## Goal
Lines holding the string "with" are the ones to copy; find them all in the data.
— Start —
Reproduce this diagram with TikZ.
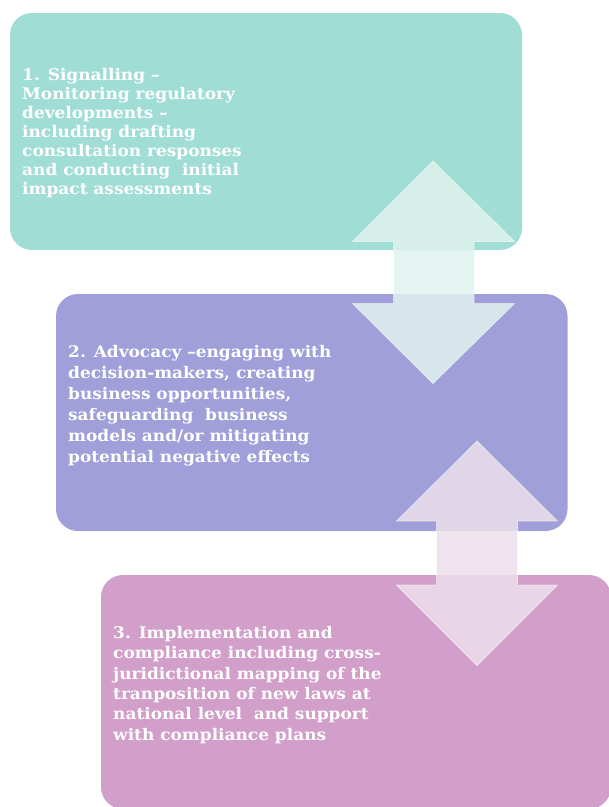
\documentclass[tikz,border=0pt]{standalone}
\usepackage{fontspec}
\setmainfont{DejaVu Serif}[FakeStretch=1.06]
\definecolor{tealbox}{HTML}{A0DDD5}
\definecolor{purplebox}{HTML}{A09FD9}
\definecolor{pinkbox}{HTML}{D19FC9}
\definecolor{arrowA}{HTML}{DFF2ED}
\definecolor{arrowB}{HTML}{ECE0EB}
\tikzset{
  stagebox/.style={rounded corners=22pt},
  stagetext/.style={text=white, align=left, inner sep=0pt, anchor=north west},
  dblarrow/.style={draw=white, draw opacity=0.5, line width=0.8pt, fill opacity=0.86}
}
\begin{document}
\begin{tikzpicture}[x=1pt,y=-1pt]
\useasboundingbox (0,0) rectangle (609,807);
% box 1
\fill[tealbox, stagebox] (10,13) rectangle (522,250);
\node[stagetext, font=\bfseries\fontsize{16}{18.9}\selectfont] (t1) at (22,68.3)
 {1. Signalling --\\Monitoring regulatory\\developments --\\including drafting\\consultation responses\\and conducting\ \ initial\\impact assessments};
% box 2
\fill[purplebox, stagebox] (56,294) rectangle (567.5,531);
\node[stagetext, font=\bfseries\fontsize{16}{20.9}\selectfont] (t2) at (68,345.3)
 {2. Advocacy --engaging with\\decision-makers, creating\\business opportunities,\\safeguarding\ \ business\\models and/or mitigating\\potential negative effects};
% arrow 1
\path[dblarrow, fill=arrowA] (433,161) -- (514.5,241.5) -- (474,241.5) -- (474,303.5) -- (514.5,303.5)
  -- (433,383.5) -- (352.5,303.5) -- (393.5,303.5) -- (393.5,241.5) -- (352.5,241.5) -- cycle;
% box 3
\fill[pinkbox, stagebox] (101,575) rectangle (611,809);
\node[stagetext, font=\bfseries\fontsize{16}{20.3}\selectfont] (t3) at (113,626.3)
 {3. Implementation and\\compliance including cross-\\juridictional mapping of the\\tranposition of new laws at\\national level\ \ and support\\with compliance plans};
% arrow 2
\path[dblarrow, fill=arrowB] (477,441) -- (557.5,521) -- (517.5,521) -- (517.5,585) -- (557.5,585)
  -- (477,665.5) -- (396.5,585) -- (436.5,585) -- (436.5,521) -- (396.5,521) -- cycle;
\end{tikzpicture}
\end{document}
— End —
## Task solution
Reproduce this diagram with TikZ.
 {2. Advocacy --engaging with\\decision-makers, creating\\business opportunities,\\safeguarding\ \ business\\models and/or mitigating\\potential negative effects};
 {3. Implementation and\\compliance including cross-\\juridictional mapping of the\\tranposition of new laws at\\national level\ \ and support\\with compliance plans};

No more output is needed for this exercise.